## REQUIREMENTS
The line containing "import pandas as pd" marks the end: extract everything from the first line of the data through that line, exactly, with no pictures.

----- GIVEN RECORDS

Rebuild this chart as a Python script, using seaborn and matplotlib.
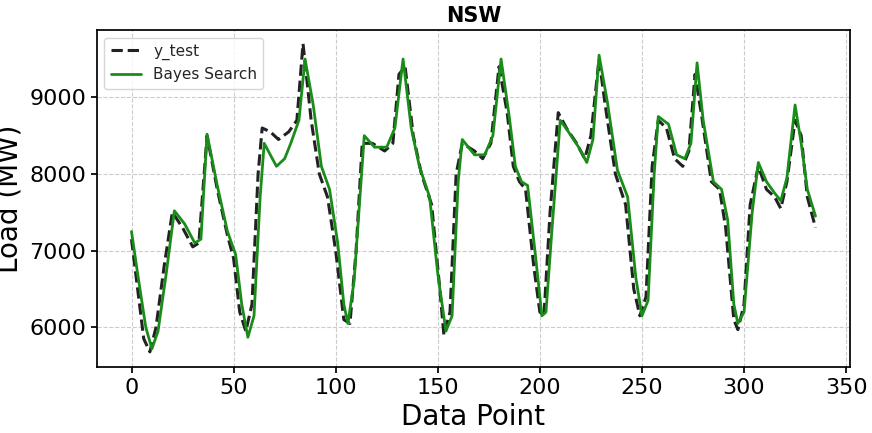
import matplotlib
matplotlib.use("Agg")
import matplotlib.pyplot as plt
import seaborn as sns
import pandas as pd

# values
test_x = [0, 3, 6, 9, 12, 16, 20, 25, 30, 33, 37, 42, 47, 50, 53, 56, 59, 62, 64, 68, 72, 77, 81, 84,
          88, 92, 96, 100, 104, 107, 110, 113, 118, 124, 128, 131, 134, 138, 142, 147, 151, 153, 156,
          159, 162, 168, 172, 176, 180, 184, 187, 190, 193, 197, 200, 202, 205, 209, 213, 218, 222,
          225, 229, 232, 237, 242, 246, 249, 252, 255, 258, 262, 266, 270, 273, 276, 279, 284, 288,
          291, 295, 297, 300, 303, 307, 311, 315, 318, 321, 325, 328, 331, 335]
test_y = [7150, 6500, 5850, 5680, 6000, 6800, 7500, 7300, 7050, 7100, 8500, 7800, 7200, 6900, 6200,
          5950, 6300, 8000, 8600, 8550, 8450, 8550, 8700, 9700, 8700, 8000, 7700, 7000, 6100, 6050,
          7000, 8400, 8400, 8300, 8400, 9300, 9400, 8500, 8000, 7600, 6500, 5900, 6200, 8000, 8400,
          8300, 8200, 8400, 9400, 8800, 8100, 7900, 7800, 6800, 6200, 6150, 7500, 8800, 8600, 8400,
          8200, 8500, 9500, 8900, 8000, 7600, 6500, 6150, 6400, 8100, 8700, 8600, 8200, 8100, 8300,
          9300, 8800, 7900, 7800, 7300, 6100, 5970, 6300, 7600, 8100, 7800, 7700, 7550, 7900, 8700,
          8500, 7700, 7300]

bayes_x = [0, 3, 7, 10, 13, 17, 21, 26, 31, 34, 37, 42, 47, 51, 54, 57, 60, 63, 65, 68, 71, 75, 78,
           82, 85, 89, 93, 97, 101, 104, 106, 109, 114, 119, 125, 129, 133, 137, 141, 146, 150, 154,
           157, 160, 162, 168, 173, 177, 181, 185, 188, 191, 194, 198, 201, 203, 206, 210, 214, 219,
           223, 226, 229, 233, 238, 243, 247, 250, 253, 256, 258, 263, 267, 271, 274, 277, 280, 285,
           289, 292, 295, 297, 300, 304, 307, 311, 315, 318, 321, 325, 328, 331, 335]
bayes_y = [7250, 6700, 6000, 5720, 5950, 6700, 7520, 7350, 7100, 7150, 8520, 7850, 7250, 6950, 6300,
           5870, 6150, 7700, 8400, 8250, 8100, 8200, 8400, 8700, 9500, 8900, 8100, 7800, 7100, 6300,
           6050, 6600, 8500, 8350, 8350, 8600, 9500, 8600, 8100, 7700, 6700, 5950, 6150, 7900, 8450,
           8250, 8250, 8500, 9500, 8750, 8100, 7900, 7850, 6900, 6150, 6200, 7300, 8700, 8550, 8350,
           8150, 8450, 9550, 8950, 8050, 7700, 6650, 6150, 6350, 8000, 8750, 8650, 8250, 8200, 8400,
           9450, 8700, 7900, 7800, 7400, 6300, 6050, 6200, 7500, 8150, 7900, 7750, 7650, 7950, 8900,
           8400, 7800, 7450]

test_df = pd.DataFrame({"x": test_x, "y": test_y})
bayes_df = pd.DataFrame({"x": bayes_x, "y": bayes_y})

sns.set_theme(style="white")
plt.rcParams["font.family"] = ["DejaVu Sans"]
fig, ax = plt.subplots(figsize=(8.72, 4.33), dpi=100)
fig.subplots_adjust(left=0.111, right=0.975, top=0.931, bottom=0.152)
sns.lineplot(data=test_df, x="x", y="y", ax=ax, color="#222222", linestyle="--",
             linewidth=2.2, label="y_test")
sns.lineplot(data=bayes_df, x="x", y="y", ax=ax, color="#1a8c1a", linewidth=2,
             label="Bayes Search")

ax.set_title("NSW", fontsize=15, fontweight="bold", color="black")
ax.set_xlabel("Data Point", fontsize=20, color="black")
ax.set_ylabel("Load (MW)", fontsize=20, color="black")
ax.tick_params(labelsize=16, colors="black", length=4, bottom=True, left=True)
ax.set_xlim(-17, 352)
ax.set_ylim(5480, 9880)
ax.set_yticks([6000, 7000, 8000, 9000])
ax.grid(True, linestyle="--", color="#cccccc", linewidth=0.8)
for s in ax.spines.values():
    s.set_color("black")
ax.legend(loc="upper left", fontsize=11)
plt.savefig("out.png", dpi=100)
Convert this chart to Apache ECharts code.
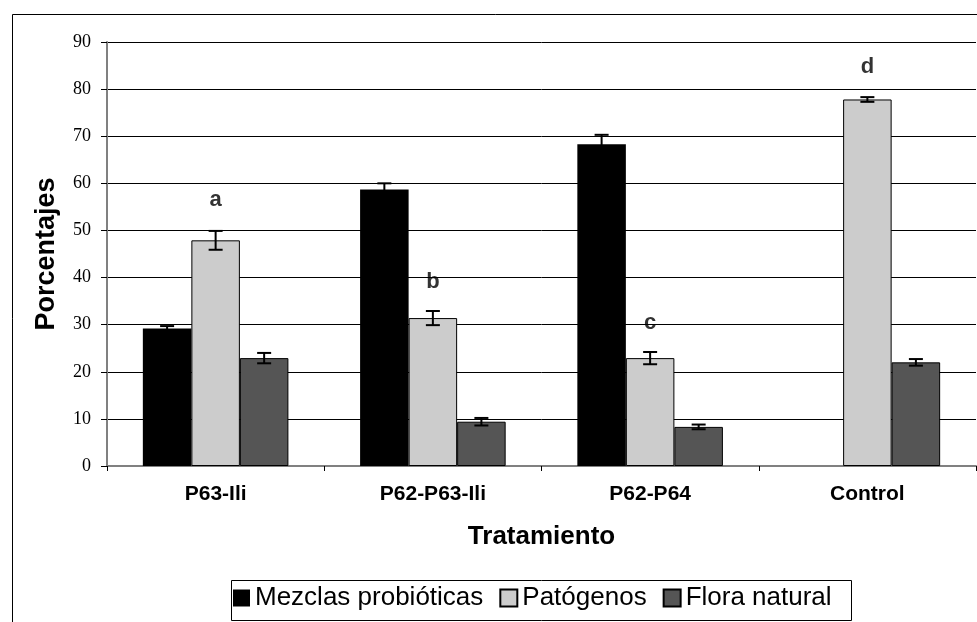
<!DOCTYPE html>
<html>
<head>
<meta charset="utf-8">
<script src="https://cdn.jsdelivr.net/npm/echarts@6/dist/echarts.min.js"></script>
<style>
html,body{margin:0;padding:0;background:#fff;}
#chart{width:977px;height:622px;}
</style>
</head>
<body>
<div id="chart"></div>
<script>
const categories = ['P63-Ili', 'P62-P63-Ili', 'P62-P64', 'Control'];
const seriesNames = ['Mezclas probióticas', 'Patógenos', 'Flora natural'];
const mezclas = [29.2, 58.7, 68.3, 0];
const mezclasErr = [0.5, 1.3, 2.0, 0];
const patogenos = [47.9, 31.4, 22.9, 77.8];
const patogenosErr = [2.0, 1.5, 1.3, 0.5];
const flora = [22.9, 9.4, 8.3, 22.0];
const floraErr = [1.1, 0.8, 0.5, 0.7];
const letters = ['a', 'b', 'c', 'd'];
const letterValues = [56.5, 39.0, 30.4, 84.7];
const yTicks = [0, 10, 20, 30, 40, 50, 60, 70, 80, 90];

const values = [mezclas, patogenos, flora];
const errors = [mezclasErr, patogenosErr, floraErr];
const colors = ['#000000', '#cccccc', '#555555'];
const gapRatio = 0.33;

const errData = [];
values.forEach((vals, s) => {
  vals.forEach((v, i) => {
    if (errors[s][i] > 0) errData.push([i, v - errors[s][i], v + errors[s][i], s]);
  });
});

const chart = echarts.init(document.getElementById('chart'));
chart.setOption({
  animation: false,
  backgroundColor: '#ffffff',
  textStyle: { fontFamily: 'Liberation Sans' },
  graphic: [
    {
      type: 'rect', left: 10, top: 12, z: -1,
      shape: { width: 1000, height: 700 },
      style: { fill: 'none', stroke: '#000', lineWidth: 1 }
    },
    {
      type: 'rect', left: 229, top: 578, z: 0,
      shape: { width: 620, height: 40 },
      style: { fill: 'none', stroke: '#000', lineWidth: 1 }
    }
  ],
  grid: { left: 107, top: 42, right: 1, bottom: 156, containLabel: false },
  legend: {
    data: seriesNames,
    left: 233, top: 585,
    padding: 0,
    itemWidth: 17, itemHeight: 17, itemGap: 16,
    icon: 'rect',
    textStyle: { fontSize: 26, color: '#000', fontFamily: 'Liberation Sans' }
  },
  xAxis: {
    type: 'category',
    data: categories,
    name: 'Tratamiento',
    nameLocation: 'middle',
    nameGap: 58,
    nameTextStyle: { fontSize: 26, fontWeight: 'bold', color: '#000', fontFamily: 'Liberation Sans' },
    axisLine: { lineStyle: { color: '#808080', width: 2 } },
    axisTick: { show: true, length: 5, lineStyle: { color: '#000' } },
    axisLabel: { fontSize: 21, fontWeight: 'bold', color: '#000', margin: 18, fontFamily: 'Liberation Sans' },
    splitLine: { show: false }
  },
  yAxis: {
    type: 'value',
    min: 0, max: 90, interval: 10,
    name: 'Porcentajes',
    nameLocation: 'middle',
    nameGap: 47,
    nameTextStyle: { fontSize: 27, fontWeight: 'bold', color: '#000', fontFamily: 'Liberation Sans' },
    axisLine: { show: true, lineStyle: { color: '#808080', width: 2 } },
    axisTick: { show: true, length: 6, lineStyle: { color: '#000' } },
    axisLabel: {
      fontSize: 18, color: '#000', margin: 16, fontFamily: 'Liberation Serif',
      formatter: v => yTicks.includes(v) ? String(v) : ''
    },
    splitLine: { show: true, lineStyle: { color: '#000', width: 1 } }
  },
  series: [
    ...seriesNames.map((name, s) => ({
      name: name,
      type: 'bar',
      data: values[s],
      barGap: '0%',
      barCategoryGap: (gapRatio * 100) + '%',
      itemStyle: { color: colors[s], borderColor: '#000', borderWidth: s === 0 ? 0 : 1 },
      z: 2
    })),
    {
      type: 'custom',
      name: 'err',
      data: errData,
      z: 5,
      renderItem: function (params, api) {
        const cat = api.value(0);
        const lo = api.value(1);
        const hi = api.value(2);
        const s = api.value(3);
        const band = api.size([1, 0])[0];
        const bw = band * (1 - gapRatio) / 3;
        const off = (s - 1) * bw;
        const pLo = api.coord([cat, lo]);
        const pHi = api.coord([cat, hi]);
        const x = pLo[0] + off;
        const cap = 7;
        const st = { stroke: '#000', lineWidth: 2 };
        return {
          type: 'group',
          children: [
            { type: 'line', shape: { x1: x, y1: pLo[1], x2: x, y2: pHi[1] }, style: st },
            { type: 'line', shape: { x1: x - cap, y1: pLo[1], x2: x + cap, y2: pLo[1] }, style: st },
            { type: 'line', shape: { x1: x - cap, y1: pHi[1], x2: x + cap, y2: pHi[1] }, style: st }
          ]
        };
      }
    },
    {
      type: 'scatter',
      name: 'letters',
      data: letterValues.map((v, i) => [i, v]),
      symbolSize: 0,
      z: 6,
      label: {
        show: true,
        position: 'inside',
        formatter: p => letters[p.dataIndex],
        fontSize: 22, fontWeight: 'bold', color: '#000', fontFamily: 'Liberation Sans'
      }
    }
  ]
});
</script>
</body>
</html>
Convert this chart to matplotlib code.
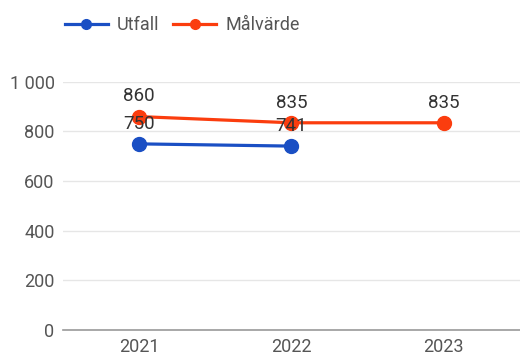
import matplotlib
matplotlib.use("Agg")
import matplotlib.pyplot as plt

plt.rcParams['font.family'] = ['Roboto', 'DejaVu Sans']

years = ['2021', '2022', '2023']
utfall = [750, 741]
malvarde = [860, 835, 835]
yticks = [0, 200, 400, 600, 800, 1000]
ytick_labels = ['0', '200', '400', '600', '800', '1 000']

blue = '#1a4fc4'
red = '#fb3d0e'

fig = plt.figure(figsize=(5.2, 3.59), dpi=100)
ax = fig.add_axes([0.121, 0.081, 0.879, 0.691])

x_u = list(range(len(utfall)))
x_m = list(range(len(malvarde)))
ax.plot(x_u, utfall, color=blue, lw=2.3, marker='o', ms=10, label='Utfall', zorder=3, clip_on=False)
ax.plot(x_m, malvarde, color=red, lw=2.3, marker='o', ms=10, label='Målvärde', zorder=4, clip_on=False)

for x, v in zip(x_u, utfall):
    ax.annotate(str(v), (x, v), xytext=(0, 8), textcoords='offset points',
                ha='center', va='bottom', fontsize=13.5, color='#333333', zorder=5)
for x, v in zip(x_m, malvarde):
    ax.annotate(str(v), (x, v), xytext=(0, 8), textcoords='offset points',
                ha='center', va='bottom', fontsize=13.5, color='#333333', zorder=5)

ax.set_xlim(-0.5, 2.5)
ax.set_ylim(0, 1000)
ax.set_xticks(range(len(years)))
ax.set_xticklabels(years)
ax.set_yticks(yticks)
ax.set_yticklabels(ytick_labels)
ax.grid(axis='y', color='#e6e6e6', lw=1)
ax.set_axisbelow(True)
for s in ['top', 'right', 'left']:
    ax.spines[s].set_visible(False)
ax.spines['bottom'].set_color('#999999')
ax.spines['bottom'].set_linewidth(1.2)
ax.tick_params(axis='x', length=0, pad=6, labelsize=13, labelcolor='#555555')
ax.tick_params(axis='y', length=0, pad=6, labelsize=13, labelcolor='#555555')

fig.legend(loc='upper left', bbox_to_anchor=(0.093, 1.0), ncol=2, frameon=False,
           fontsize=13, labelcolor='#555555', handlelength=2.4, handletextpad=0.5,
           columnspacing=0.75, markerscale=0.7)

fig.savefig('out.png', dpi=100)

----------

## FULL RESPONSE
Rebuild this chart as a Python script, using seaborn and matplotlib.
import matplotlib
matplotlib.use("Agg")
import matplotlib.pyplot as plt
import seaborn as sns
import pandas as pd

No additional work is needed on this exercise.